— Task directions —
Can you transcribe every line exactly and leave the pictures behind?

— Recorded data —
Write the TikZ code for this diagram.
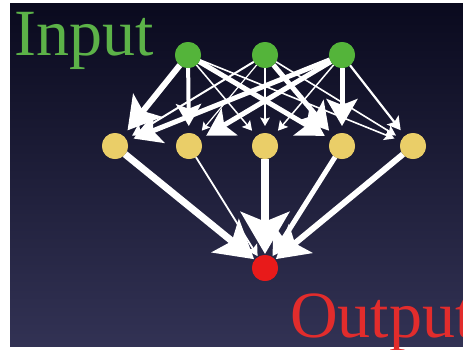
\documentclass[tikz,border=0pt]{standalone}
\usepackage{fontspec}
\setmainfont{Liberation Serif}
\usetikzlibrary{arrows.meta}
\definecolor{bgtop}{RGB}{10,10,30}
\definecolor{bgbot}{RGB}{50,50,84}
\definecolor{ingreen}{RGB}{92,178,72}
\definecolor{outred}{RGB}{226,44,44}
\definecolor{nodegreen}{RGB}{84,180,58}
\definecolor{nodeyellow}{RGB}{234,206,104}
\definecolor{nodered}{RGB}{232,26,26}
\tikzset{
  neuron/.style={circle, minimum size=26pt, inner sep=0pt, outer sep=0pt},
  inneuron/.style={neuron, fill=nodegreen},
  hidneuron/.style={neuron, fill=nodeyellow},
  outneuron/.style={neuron, fill=nodered},
  wedge/.style={draw=white, line width=#1,
    -{Stealth[length=2pt 5, width=2pt 5.8, inset=0pt 1.2]}},
  tohidden/.style={shorten >=7pt},
  tooutput/.style={shorten >=1pt},
  bigtext/.style={inner sep=0pt, anchor=base west, font=\fontsize{66}{66}\selectfont}
}
\begin{document}
\begin{tikzpicture}[x=1pt,y=-1pt]
  \useasboundingbox (0,0) rectangle (463,349);
  \fill[white] (0,0) rectangle (463,349);
  \shade[top color=bgtop, bottom color=bgbot] (10,3) rectangle (463,346);

  % layers
  \node[inneuron] (i1) at (188,55) {};
  \node[inneuron] (i2) at (265,55) {};
  \node[inneuron] (i3) at (342,55) {};
  \node[hidneuron] (h1) at (115,146) {};
  \node[hidneuron] (h2) at (189,146) {};
  \node[hidneuron] (h3) at (265,146) {};
  \node[hidneuron] (h4) at (342,146) {};
  \node[hidneuron] (h5) at (413,146) {};
  \node[outneuron] (o) at (265,268) {};

  % hidden -> output
  \begin{scope}[tooutput]
    \draw[wedge=7pt] (h1) -- (o);
    \draw[wedge=1.8pt] (h2) -- (o);
    \draw[wedge=8pt] (h3) -- (o);
    \draw[wedge=5pt] (h4) -- (o);
    \draw[wedge=6pt] (h5) -- (o);
  \end{scope}

  % input -> hidden
  \begin{scope}[tohidden]
    \draw[wedge=1.2pt] (i2) -- (h2);
    \draw[wedge=1.3pt] (i2) -- (h3);
    \draw[wedge=1.5pt] (i1) -- (h3);
    \draw[wedge=1.5pt] (i3) -- (h3);
    \draw[wedge=1.6pt] (i1) -- (h5);
    \draw[wedge=1.6pt] (i2) -- (h5);
    \draw[wedge=2.2pt] (i3) -- (h5);
    \draw[wedge=2pt] (i2) -- (h1);
    \draw[wedge=4pt] (i1) -- (h2);
    \draw[wedge=5pt] (i3) -- (h4);
    \draw[wedge=5pt] (i2) -- (h4);
    \draw[wedge=5pt] (i1) -- (h4);
    \draw[wedge=5pt] (i3) -- (h2);
    \draw[wedge=5pt] (i3) -- (h1);
    \draw[wedge=6pt] (i1) -- (h1);
  \end{scope}

  % neurons on top of the connectors
  \foreach \n in {i1,i2,i3} \fill[nodegreen] (\n) circle (13pt);
  \foreach \n in {h1,h2,h3,h4,h5} \fill[nodeyellow] (\n) circle (13pt);
  \fill[nodered] (o) circle (13pt);

  % labels
  \node[bigtext, text=ingreen] (inlabel) at (14,55) {Input};
  \node[bigtext, text=outred] (outlabel) at (290,337) {Output};
\end{tikzpicture}
\end{document}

— Exercise solution —
Write the TikZ code for this diagram.
\documentclass[tikz,border=0pt]{standalone}
\usepackage{fontspec}
\setmainfont{Liberation Serif}
\usetikzlibrary{arrows.meta}
\definecolor{bgtop}{RGB}{10,10,30}
\definecolor{bgbot}{RGB}{50,50,84}
\definecolor{ingreen}{RGB}{92,178,72}
\definecolor{outred}{RGB}{226,44,44}
\definecolor{nodegreen}{RGB}{84,180,58}
\definecolor{nodeyellow}{RGB}{234,206,104}
\definecolor{nodered}{RGB}{232,26,26}
\tikzset{
  neuron/.style={circle, minimum size=26pt, inner sep=0pt, outer sep=0pt},
  inneuron/.style={neuron, fill=nodegreen},
  hidneuron/.style={neuron, fill=nodeyellow},
  outneuron/.style={neuron, fill=nodered},
  wedge/.style={draw=white, line width=#1,
    -{Stealth[length=2pt 5, width=2pt 5.8, inset=0pt 1.2]}},
  tohidden/.style={shorten >=7pt},
  tooutput/.style={shorten >=1pt},
  bigtext/.style={inner sep=0pt, anchor=base west, font=\fontsize{66}{66}\selectfont}
}
\begin{document}
\begin{tikzpicture}[x=1pt,y=-1pt]
  \useasboundingbox (0,0) rectangle (463,349);
  \fill[white] (0,0) rectangle (463,349);
  \shade[top color=bgtop, bottom color=bgbot] (10,3) rectangle (463,346);

  % layers
  \node[inneuron] (i1) at (188,55) {};
  \node[inneuron] (i2) at (265,55) {};
  \node[inneuron] (i3) at (342,55) {};
  \node[hidneuron] (h1) at (115,146) {};
  \node[hidneuron] (h2) at (189,146) {};
  \node[hidneuron] (h3) at (265,146) {};
  \node[hidneuron] (h4) at (342,146) {};
  \node[hidneuron] (h5) at (413,146) {};
  \node[outneuron] (o) at (265,268) {};

  % hidden -> output
  \begin{scope}[tooutput]
    \draw[wedge=7pt] (h1) -- (o);
    \draw[wedge=1.8pt] (h2) -- (o);
    \draw[wedge=8pt] (h3) -- (o);
    \draw[wedge=5pt] (h4) -- (o);
    \draw[wedge=6pt] (h5) -- (o);
  \end{scope}

  % input -> hidden
  \begin{scope}[tohidden]
    \draw[wedge=1.2pt] (i2) -- (h2);
    \draw[wedge=1.3pt] (i2) -- (h3);
    \draw[wedge=1.5pt] (i1) -- (h3);
    \draw[wedge=1.5pt] (i3) -- (h3);
    \draw[wedge=1.6pt] (i1) -- (h5);
    \draw[wedge=1.6pt] (i2) -- (h5);
    \draw[wedge=2.2pt] (i3) -- (h5);
    \draw[wedge=2pt] (i2) -- (h1);
    \draw[wedge=4pt] (i1) -- (h2);
    \draw[wedge=5pt] (i3) -- (h4);
    \draw[wedge=5pt] (i2) -- (h4);
    \draw[wedge=5pt] (i1) -- (h4);
    \draw[wedge=5pt] (i3) -- (h2);
    \draw[wedge=5pt] (i3) -- (h1);
    \draw[wedge=6pt] (i1) -- (h1);
  \end{scope}

  % neurons on top of the connectors
  \foreach \n in {i1,i2,i3} \fill[nodegreen] (\n) circle (13pt);
  \foreach \n in {h1,h2,h3,h4,h5} \fill[nodeyellow] (\n) circle (13pt);
  \fill[nodered] (o) circle (13pt);

  % labels
  \node[bigtext, text=ingreen] (inlabel) at (14,55) {Input};
  \node[bigtext, text=outred] (outlabel) at (290,337) {Output};
\end{tikzpicture}
\end{document}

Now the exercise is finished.